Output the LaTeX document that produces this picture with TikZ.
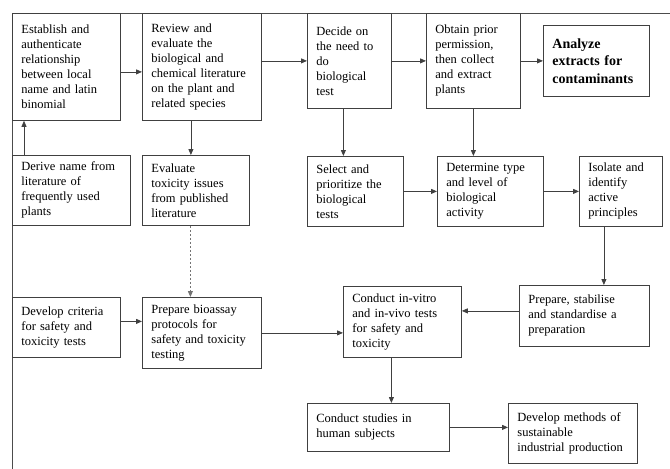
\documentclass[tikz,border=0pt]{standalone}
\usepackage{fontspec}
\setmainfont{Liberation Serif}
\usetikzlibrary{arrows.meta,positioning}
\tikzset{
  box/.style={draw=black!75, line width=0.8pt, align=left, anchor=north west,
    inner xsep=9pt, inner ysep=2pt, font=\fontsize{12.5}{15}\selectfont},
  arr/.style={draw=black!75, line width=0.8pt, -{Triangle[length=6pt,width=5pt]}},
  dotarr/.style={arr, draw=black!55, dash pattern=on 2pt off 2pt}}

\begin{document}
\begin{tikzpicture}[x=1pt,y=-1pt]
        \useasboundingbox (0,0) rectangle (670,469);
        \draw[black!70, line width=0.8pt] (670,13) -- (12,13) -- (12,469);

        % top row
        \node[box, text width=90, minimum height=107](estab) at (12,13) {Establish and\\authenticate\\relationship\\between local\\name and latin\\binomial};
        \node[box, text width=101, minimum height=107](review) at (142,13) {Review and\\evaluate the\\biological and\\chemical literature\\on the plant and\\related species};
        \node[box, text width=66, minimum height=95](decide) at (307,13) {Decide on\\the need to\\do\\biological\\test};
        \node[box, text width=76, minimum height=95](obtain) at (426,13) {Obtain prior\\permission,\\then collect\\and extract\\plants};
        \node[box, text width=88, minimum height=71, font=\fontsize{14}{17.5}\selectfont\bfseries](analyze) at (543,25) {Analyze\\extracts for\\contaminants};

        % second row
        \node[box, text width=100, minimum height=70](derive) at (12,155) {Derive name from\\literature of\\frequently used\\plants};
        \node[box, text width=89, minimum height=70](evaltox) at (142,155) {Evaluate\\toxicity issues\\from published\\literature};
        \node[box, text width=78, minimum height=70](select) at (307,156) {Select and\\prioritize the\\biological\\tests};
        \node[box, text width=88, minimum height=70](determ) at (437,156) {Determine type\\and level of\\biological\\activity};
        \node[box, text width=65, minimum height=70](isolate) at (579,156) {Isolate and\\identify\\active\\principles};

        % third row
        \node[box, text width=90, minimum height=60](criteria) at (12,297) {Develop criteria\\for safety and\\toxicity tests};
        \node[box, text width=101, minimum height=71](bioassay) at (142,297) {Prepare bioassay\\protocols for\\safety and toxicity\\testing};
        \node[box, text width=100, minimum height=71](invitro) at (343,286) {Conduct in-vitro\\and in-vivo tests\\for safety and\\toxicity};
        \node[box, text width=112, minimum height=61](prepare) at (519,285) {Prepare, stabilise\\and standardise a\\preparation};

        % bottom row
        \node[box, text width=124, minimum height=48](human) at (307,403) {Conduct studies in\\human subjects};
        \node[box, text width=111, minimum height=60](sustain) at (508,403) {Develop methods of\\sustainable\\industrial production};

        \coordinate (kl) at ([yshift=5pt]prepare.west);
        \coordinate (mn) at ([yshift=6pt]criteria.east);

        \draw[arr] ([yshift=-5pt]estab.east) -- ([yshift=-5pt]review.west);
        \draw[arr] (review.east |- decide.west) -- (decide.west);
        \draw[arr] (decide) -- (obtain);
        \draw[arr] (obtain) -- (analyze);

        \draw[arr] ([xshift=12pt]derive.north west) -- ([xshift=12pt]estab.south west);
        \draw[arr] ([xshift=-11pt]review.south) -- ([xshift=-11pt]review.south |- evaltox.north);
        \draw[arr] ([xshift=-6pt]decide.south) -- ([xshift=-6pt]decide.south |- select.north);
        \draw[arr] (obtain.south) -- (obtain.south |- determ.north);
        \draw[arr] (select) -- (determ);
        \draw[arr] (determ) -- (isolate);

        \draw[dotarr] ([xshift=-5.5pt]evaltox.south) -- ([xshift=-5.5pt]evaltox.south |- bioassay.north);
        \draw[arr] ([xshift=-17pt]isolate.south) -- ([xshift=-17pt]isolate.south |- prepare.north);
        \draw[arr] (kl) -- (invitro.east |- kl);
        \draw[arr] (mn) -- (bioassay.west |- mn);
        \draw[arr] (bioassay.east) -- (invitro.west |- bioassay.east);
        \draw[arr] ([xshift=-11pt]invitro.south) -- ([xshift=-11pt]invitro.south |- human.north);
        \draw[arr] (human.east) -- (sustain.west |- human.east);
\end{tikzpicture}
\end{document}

::::::::

## Task brief
Write the listing out a second time exactly, dropping all images.

## Written response
Output the LaTeX document that produces this picture with TikZ.
\documentclass[tikz,border=0pt]{standalone}
\usepackage{fontspec}
\setmainfont{Liberation Serif}
\usetikzlibrary{arrows.meta,positioning}
\tikzset{
  box/.style={draw=black!75, line width=0.8pt, align=left, anchor=north west,
    inner xsep=9pt, inner ysep=2pt, font=\fontsize{12.5}{15}\selectfont},
  arr/.style={draw=black!75, line width=0.8pt, -{Triangle[length=6pt,width=5pt]}},
  dotarr/.style={arr, draw=black!55, dash pattern=on 2pt off 2pt}}

\begin{document}
\begin{tikzpicture}[x=1pt,y=-1pt]
        \useasboundingbox (0,0) rectangle (670,469);
        \draw[black!70, line width=0.8pt] (670,13) -- (12,13) -- (12,469);

        % top row
        \node[box, text width=90, minimum height=107](estab) at (12,13) {Establish and\\authenticate\\relationship\\between local\\name and latin\\binomial};
        \node[box, text width=101, minimum height=107](review) at (142,13) {Review and\\evaluate the\\biological and\\chemical literature\\on the plant and\\related species};
        \node[box, text width=66, minimum height=95](decide) at (307,13) {Decide on\\the need to\\do\\biological\\test};
        \node[box, text width=76, minimum height=95](obtain) at (426,13) {Obtain prior\\permission,\\then collect\\and extract\\plants};
        \node[box, text width=88, minimum height=71, font=\fontsize{14}{17.5}\selectfont\bfseries](analyze) at (543,25) {Analyze\\extracts for\\contaminants};

        % second row
        \node[box, text width=100, minimum height=70](derive) at (12,155) {Derive name from\\literature of\\frequently used\\plants};
        \node[box, text width=89, minimum height=70](evaltox) at (142,155) {Evaluate\\toxicity issues\\from published\\literature};
        \node[box, text width=78, minimum height=70](select) at (307,156) {Select and\\prioritize the\\biological\\tests};
        \node[box, text width=88, minimum height=70](determ) at (437,156) {Determine type\\and level of\\biological\\activity};
        \node[box, text width=65, minimum height=70](isolate) at (579,156) {Isolate and\\identify\\active\\principles};

        % third row
        \node[box, text width=90, minimum height=60](criteria) at (12,297) {Develop criteria\\for safety and\\toxicity tests};
        \node[box, text width=101, minimum height=71](bioassay) at (142,297) {Prepare bioassay\\protocols for\\safety and toxicity\\testing};
        \node[box, text width=100, minimum height=71](invitro) at (343,286) {Conduct in-vitro\\and in-vivo tests\\for safety and\\toxicity};
        \node[box, text width=112, minimum height=61](prepare) at (519,285) {Prepare, stabilise\\and standardise a\\preparation};

        % bottom row
        \node[box, text width=124, minimum height=48](human) at (307,403) {Conduct studies in\\human subjects};
        \node[box, text width=111, minimum height=60](sustain) at (508,403) {Develop methods of\\sustainable\\industrial production};

        \coordinate (kl) at ([yshift=5pt]prepare.west);
        \coordinate (mn) at ([yshift=6pt]criteria.east);

        \draw[arr] ([yshift=-5pt]estab.east) -- ([yshift=-5pt]review.west);
        \draw[arr] (review.east |- decide.west) -- (decide.west);
        \draw[arr] (decide) -- (obtain);
        \draw[arr] (obtain) -- (analyze);

        \draw[arr] ([xshift=12pt]derive.north west) -- ([xshift=12pt]estab.south west);
        \draw[arr] ([xshift=-11pt]review.south) -- ([xshift=-11pt]review.south |- evaltox.north);
        \draw[arr] ([xshift=-6pt]decide.south) -- ([xshift=-6pt]decide.south |- select.north);
        \draw[arr] (obtain.south) -- (obtain.south |- determ.north);
        \draw[arr] (select) -- (determ);
        \draw[arr] (determ) -- (isolate);

        \draw[dotarr] ([xshift=-5.5pt]evaltox.south) -- ([xshift=-5.5pt]evaltox.south |- bioassay.north);
        \draw[arr] ([xshift=-17pt]isolate.south) -- ([xshift=-17pt]isolate.south |- prepare.north);
        \draw[arr] (kl) -- (invitro.east |- kl);
        \draw[arr] (mn) -- (bioassay.west |- mn);
        \draw[arr] (bioassay.east) -- (invitro.west |- bioassay.east);
        \draw[arr] ([xshift=-11pt]invitro.south) -- ([xshift=-11pt]invitro.south |- human.north);
        \draw[arr] (human.east) -- (sustain.west |- human.east);
\end{tikzpicture}
\end{document}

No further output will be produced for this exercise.